Tutti Frutti: A Fresh Harvest on the Classics
With Panfilo Nuvolone, Jan Frans Van Dael, Artur Silva, Manuel Stehli, Bianca Argimón, Mateo Revillo, Maya Inès Touam, Anastasia Finders
8 — 18 June 2023
The exhibition opens with a Mannerist painting by Panfilo Nuvolone. Two apples and a lemon on a table, a wall blushing with delight and a leaf in the foreground, already dried out from the harvest.
The playful dimension of Mannerism, illustrated by the title of the exhibition Tutti Frutti, provides an initial perspective on the works in the exhibition. The two still lifes by the seventeenth-century Italian painter Panfilo Nuvolone and Jan-Frans van Dael, the Flemish painter from the first half of the nineteenth century, are compositions of fruit. The two paintings are on slate and white marble. Jan-Frans van Dael has depicted the pineapple diagonally, painting it like a recently discovered nugget of gold, crowned with a colonnade of acanthus leaves. Originally from South America, the pineapple was imported to Europe by the Colonialists and depicted in paintings as a symbol of exoticism. The first European accounts of Christopher Columbus tasting the fruit date back to the 16th century.
The two paintings are superb, juicy, underlined by the sweet and tangy title of the exhibition. The artists have responded to the paintings. Some of their responses touch the surface of the stone, like a whisper of the fruit of the vine. Others move away from the stone and see the fruit as a sign of multiple histories. The exhibition takes us from the simple delights of citrus fruit to the complexity of our relationships with them.
The artists pull the meshes together to examine the repercussions of imperial conquests on our contemporary societies, the rhythm of agricultural production, the relics brought back and the stories that travel between our territories.
Artur Silva interweaves South American narratives and colonial history. He is presenting a series of photographs entitled Abacaxí. Produced in Lisbon, the series brings together the Monument to the Discoveries, Central Tejo and a pineapple. The confrontation of these two urban spaces and the fruit "emphasizing the pineapple's role as a tangible representation of cultural and resource exploitation". He also shows sculptures made from nets used to distribute lemons. The fruit is absent, evoked in hollow form. The net, a transitory element that transports, protects and holds, reveals the fragility of our commercial exchanges.
Two drawings by Bianca Argimón zoom in on the mechanized production of oranges. The drawings are not exactly still lifes, except perhaps in a renewed sense. The fruit is still hanging on the tree, and the mechanical arm has not yet reached the orange. Yet one of them has already been gendered and labeled. The disruptive elements of the mechanical arm and the label indicate the constant desire to conform to the norm. The orange is the ultimate trophy, perhaps in that the splendor of the citrus fruit of yesteryear remains unchanged.

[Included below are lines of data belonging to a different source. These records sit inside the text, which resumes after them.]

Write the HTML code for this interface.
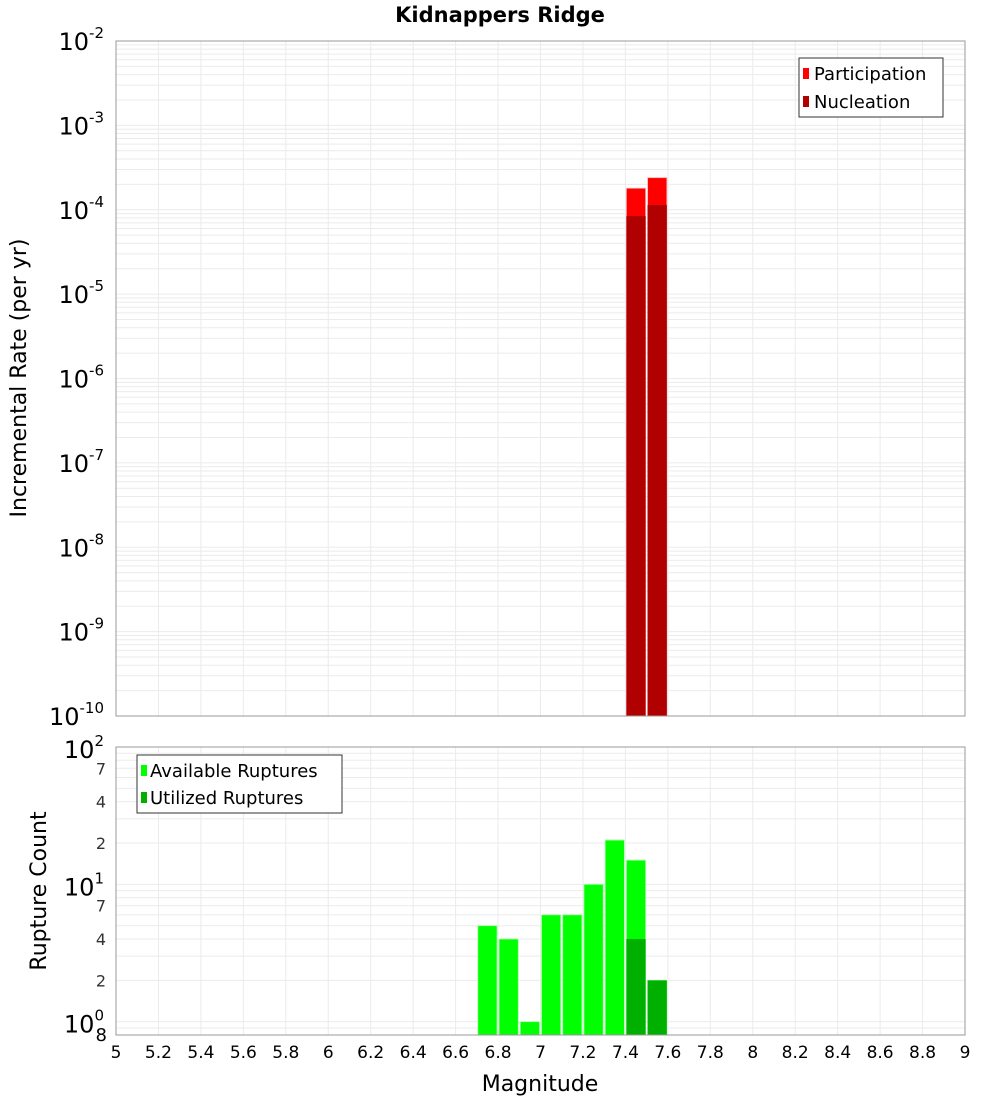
<!DOCTYPE html>
<html><head><meta charset="utf-8"><style>
body{margin:0;background:#fff;font-family:"DejaVu Sans","Liberation Sans",sans-serif}
svg text{font-family:"DejaVu Sans","Liberation Sans",sans-serif}
</style></head><body>
<svg id="c" width="1000" height="1100" xmlns="http://www.w3.org/2000/svg">
<rect width="1000" height="1100" fill="#fff"/>
<text x="500" y="22" text-anchor="middle" font-size="21" font-weight="bold">Kidnappers Ridge</text>
<g id="topg"></g>
<g id="botg"></g>
<text transform="translate(26,378) rotate(-90)" text-anchor="middle" font-size="22">Incremental Rate (per yr)</text>
<text transform="translate(46,891) rotate(-90)" text-anchor="middle" font-size="22">Rupture Count</text>
<text x="540" y="1091" text-anchor="middle" font-size="22">Magnitude</text>
</svg>
<script>
const ratesMags=[7.45,7.55];
const participation=[1.8e-4,2.4e-4];
const nucleation=[8.4e-5,1.14e-4];
const countMags=[6.75,6.85,6.95,7.05,7.15,7.25,7.35,7.45,7.55];
const available=[5,4,1,6,6,10,21,15,2];
const utilized=[0,0,0,0,0,0,0,4,2];
const xTicks=["5","5.2","5.4","5.6","5.8","6","6.2","6.4","6.6","6.8","7","7.2","7.4","7.6","7.8","8","8.2","8.4","8.6","8.8","9"];
const topExps=[-2,-3,-4,-5,-6,-7,-8,-9,-10];
const botMinor=[2,4,7];

const NS="http://www.w3.org/2000/svg";
const L=116,R=965,TT=41,TB=716,BT=747,BB=1035;
const xs=m=>L+(m-5)/4*(R-L);
const ty=v=>TT+(-2-Math.log10(v))/8*(TB-TT);
const by=v=>BT+(Math.log10(100)-Math.log10(v))/Math.log10(100/0.8)*(BB-BT);
function mk(p,tag,a,txt){const e=document.createElementNS(NS,tag);for(const k in a)e.setAttribute(k,a[k]);if(txt!==undefined)e.textContent=txt;p.appendChild(e);return e;}
const topG=document.getElementById('topg'),botG=document.getElementById('botg');

for(let d=-10;d<-2;d++)for(let k=1;k<10;k++){const y=ty(k*Math.pow(10,d));
const g=mk(topG,'line',{x1:L,x2:R,y1:y,y2:y,stroke:'#ebebeb','stroke-width':1});

}
xTicks.forEach(t=>{const x=xs(+t);
const g=mk(topG,'line',{x1:x,x2:x,y1:TT,y2:TB,stroke:'#ebebeb'});


const g2=mk(botG,'line',{x1:x,x2:x,y1:BT,y2:BB,stroke:'#ebebeb'});


const lb=mk(botG,'text',{x:x,y:1058,'text-anchor':'middle','font-size':17},t);

});
topExps.forEach(e=>{const y=ty(Math.pow(10,e));
const t=mk(topG,'text',{x:104,y:y+9,'text-anchor':'end','font-size':24});


mk(t,'tspan',{},'10');mk(t,'tspan',{dy:-12,'font-size':15},String(e));});
const bw=(R-L)/40;
ratesMags.forEach((m,i)=>{const x=xs(m)-bw/2+1;
const p=mk(topG,'rect',{x:x,y:ty(participation[i]),width:bw-2,height:TB-ty(participation[i]),fill:'#ff0000',stroke:'#ffb0b0','stroke-width':0.8});


const n=mk(topG,'rect',{x:x,y:ty(nucleation[i]),width:bw-2,height:TB-ty(nucleation[i]),fill:'#b00000'});

});
mk(topG,'rect',{x:L,y:TT,width:R-L,height:TB-TT,fill:'none',stroke:'#999'});
const lg=mk(topG,'g',{});


mk(lg,'rect',{x:799,y:58,width:144,height:59,fill:'#fff',stroke:'#333'});
mk(lg,'rect',{x:803,y:68,width:6,height:11,fill:'#ff0000'});
mk(lg,'text',{x:814,y:80,'font-size':18},'Participation');
mk(lg,'rect',{x:803,y:96,width:6,height:11,fill:'#b00000'});
mk(lg,'text',{x:814,y:108,'font-size':18},'Nucleation');

[0.8,0.9,1,2,3,4,5,6,7,8,9,10,20,30,40,50,60,70,80,90].forEach(v=>{const y=by(v);
const g=mk(botG,'line',{x1:L,x2:R,y1:y,y2:y,stroke:'#ebebeb'});

});
[0,1,2].forEach(e=>{const y=by(Math.pow(10,e));
const t=mk(botG,'text',{x:104,y:y+11,'text-anchor':'end','font-size':24});


mk(t,'tspan',{},'10');mk(t,'tspan',{dy:-12,'font-size':15},String(e));
if(e<2)botMinor.forEach(k=>{const s=mk(botG,'text',{x:106,y:by(k*Math.pow(10,e))+6,'text-anchor':'end','font-size':16,fill:'#333'},String(k));

});});
const e8=mk(botG,'text',{x:107,y:1041,'text-anchor':'end','font-size':18},'8');


countMags.forEach((m,i)=>{const x=xs(m)-bw/2+1;
const a=mk(botG,'rect',{x:x,y:by(available[i]),width:bw-2,height:BB-by(available[i]),fill:'#00ff00',stroke:'#aaffaa','stroke-width':0.8});


if(utilized[i]>0){const u=mk(botG,'rect',{x:x,y:by(utilized[i]),width:bw-2,height:BB-by(utilized[i]),fill:'#00b000'});

}});
mk(botG,'rect',{x:L,y:BT,width:R-L,height:BB-BT,fill:'none',stroke:'#999'});
const lb2=mk(botG,'g',{});


mk(lb2,'rect',{x:137,y:755,width:205,height:58,fill:'#fff',stroke:'#333'});
mk(lb2,'rect',{x:141,y:765,width:6,height:11,fill:'#00ff00'});
mk(lb2,'text',{x:150,y:777,'font-size':18},'Available Ruptures');
mk(lb2,'rect',{x:141,y:792,width:6,height:11,fill:'#00b000'});
mk(lb2,'text',{x:150,y:804,'font-size':18},'Utilized Ruptures');
</script>
</body></html>
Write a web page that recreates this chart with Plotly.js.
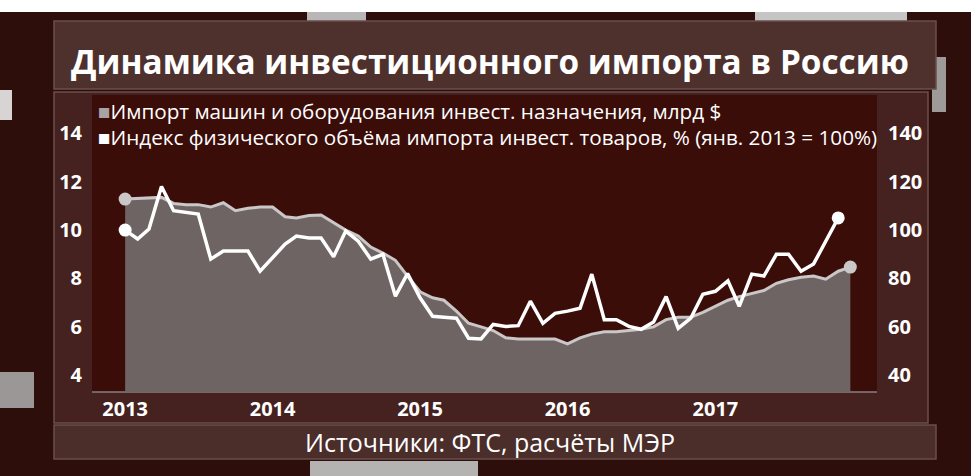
<!DOCTYPE html>
<html>
<head>
<meta charset="utf-8">
<script src="https://cdn.plot.ly/plotly-3.0.1.min.js"></script>
<style>
html,body{margin:0;padding:0;background:#2d0e0b;}
#chart{width:971px;height:476px;}
</style>
</head>
<body>
<div id="chart"></div>
<script>
// ---- DATA ----
const yearLabels = ['2013', '2014', '2015', '2016', '2017'];
const months = [];
for (const yr of yearLabels) {
  for (let m = 1; m <= 12; m++) months.push(yr + '-' + String(m).padStart(2, '0') + '-01');
}
// Импорт машин и оборудования инвест. назначения, млрд $ (Jan 2013 – Dec 2017)
const importBn = [
  11.28, 11.30, 11.30, 11.35, 11.10, 11.05, 11.05, 10.95, 11.13, 10.80, 10.90, 10.95,
  10.95, 10.55, 10.50, 10.60, 10.62, 10.30, 10.00, 9.75, 9.30, 9.05, 8.75, 8.10,
  7.45, 7.20, 7.10, 6.65, 6.15, 6.00, 5.85, 5.55, 5.50, 5.50, 5.50, 5.50,
  5.30, 5.55, 5.70, 5.80, 5.80, 5.85, 5.90, 6.00, 6.30, 6.40, 6.40, 6.60,
  6.85, 7.10, 7.25, 7.38, 7.50, 7.80, 7.95, 8.05, 8.10, 7.97, 8.30, 8.47
];
// Индекс физического объёма импорта инвест. товаров, % (янв. 2013 = 100%) (Jan 2013 – Nov 2017)
const volumeIndex = [
  100.0, 96.3, 100.4, 118.0, 108.0, 107.3, 106.6, 88.0, 91.3, 91.3, 91.3, 83.0,
  88.5, 94.2, 97.5, 96.7, 96.7, 89.0, 99.6, 95.4, 88.0, 90.0, 72.7, 82.0,
  72.0, 64.4, 64.0, 63.6, 55.3, 55.0, 61.0, 60.2, 60.5, 70.6, 61.5, 65.6,
  66.5, 67.7, 81.8, 63.0, 63.0, 60.2, 59.0, 62.0, 72.5, 59.4, 63.6, 73.5,
  74.7, 79.0, 68.5, 81.8, 81.0, 90.0, 90.0, 83.0, 86.0, 95.5, 105.0
];
const seriesNames = [
  'Импорт машин и оборудования инвест. назначения, млрд $',
  'Индекс физического объёма импорта инвест. товаров, % (янв. 2013 = 100%)'
];
const leftTicks = [4, 6, 8, 10, 12, 14];
const rightTicks = [40, 60, 80, 100, 120, 140];
const titleText = 'Динамика инвестиционного импорта в Россию';
const sourceText = 'Источники: ФТС, расчёты МЭР';

// ---- LAYOUT HELPERS (pixel -> paper) ----
const L = 92, R = 877, T = 95, B = 392, W = 971, H = 476;
const px = x => (x - L) / (R - L);
const py = y => (B - y) / (B - T);
function rect(x0, y0, x1, y1, fill, line) {
  return {type: 'rect', xref: 'paper', yref: 'paper', layer: 'below',
    x0: px(x0), x1: px(x1), y0: py(y1), y1: py(y0),
    fillcolor: fill, line: line ? {color: line, width: 1.5} : {width: 0}};
}
const FONT = '"Open Sans", Roboto, sans-serif';

const wN = volumeIndex.length, gN = importBn.length;
const traces = [
  {x: months.slice(0, gN), y: importBn, type: 'scatter', mode: 'lines', fill: 'tozeroy',
   fillcolor: '#6e6463', line: {color: '#cbc7c7', width: 3}, yaxis: 'y', showlegend: false, hoverinfo: 'skip'},
  {x: [months[0], months[gN - 1]], y: [importBn[0], importBn[gN - 1]], type: 'scatter', mode: 'markers',
   marker: {color: '#cbc7c7', size: 13}, yaxis: 'y', showlegend: false, hoverinfo: 'skip'},
  {x: months.slice(0, wN), y: volumeIndex, type: 'scatter', mode: 'lines',
   line: {color: '#ffffff', width: 3.5}, yaxis: 'y2', showlegend: false, hoverinfo: 'skip'},
  {x: [months[0], months[wN - 1]], y: [volumeIndex[0], volumeIndex[wN - 1]], type: 'scatter', mode: 'markers',
   marker: {color: '#ffffff', size: 13}, yaxis: 'y2', showlegend: false, hoverinfo: 'skip'}
];

const shapes = [
  rect(0, 0, W, 12, '#ffffff'),
  // decorative background patches
  rect(307, 12, 366, 21, '#b8b6b6'),
  rect(755, 12, 907, 21, '#c6c5c5'),
  rect(932, 57, 946, 112, '#9e9a9a'),
  rect(0, 90, 12, 120, '#d8d4d4'),
  rect(0, 372, 34, 408, '#9c9797'),
  rect(310, 461, 478, 476, '#b5b2b2'),
  // title panel
  rect(54, 21, 936, 89, '#4e302d', '#6a4f4c'),
  // chart panel
  rect(54, 92, 928, 423, '#45221f', '#6a4f4c'),
  // plot area
  rect(L, T, R, B, '#3b0d09'),
  // bottom border of plot
  {type: 'line', xref: 'paper', yref: 'paper', layer: 'below', x0: px(L), x1: px(R), y0: 0, y1: 0,
   line: {color: '#8a7e7d', width: 1.5}},
  // source panel
  rect(54, 425, 936, 459, '#4b2d2a', '#6a4f4c')
];

const annotations = [
  {xref: 'paper', yref: 'paper', x: px(96), y: py(111), xanchor: 'left', yanchor: 'middle', showarrow: false,
   text: '<span style="color:#a8a4a4">■</span>' + seriesNames[0],
   font: {family: FONT, size: 20.7, color: '#ffffff'}},
  {xref: 'paper', yref: 'paper', x: px(96), y: py(137), xanchor: 'left', yanchor: 'middle', showarrow: false,
   text: '<span style="color:#ffffff">■</span>' + seriesNames[1],
   font: {family: FONT, size: 20.7, color: '#ffffff'}},
  {xref: 'paper', yref: 'paper', x: px(490), y: py(442), xanchor: 'center', yanchor: 'middle', showarrow: false,
   text: sourceText, font: {family: FONT, size: 25, color: '#ffffff'}}
];

const layout = {
  width: W, height: H,
  margin: {l: L, r: W - R, t: T, b: H - B, pad: 0},
  paper_bgcolor: '#2d0e0b',
  plot_bgcolor: 'rgba(0,0,0,0)',
  title: {text: titleText, x: 490 / W, xanchor: 'center', xref: 'container',
          y: 1 - 62 / H, yanchor: 'middle', yref: 'container',
          font: {family: FONT, size: 33.3, color: '#ffffff', weight: 'bold'}},
  showlegend: false,
  xaxis: {type: 'date', range: ['2012-10-11', '2018-02-05'],
          tickvals: yearLabels.map(y => y + '-01-01'), ticktext: yearLabels,
          showgrid: false, zeroline: false, showline: false, ticks: '', ticklabelstandoff: 3,
          tickfont: {family: FONT, size: 20, color: '#ffffff', weight: 'bold'}, fixedrange: true},
  yaxis: {range: [3.31, 15.58], tickvals: leftTicks, ticktext: leftTicks.map(String),
          showgrid: false, zeroline: false, showline: false, ticks: '', ticklabelstandoff: 9,
          tickfont: {family: FONT, size: 20, color: '#ffffff', weight: 'bold'}, fixedrange: true},
  yaxis2: {range: [33.1, 155.8], overlaying: 'y', side: 'right', tickvals: rightTicks, ticktext: rightTicks.map(String),
          showgrid: false, zeroline: false, showline: false, ticks: '', ticklabelstandoff: 10,
          tickfont: {family: FONT, size: 20, color: '#ffffff', weight: 'bold'}, fixedrange: true},
  shapes: shapes,
  annotations: annotations
};

Plotly.newPlot('chart', traces, layout, {displayModeBar: false, staticPlot: true});
</script>
</body>
</html>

Widening the focus, we leave the table, then the house. We follow a clay path, the planting season is beginning, summer is just around the corner, pollination and the harvest to follow. The orchards stretch as far as the eye can see. The subject of Manuel Stehli's diptych of oil paintings on wood is a night landscape waiting for aurora. The composition seems to be staged by the arrangement of objects. Yet this is the hour when the countryside forgets that it is shaped by Man and becomes a subject once again.
On clay soils, hands dig and shape. Mateo Revillo sculpts little allegories that have escaped from paintings. A lemon or a vine leaf is covered with a thin layer of wax, then immersed in water. The clay vanishes and the thin membrane of translucent skin pulsates in the shelter of a box that preserves its essence.
Somewhere between gastronomic tradition and Baroque heritage, Anastasia Finders opens the season with an edible installation. A living décor, a golden vanity, will gradually become a still life, prolonging the gaze.
Suspended in time, a still life is the relic of stories of exchange and migration. The fruits are clues, and the medium that preserves them is a case for a multiplicity of stories. Panfilo Nuvolone and Jan-Frans van Dael's choice of stone magnifies their subjects. Maya Inès Touam's Les Délices du Temps, a wooden retable made up of photographic prints, transcends temporalities and territorialities, so that each object, each fruit brought back, moved, can finally find its place, its aura, this distant which is getting closer, however close it may be.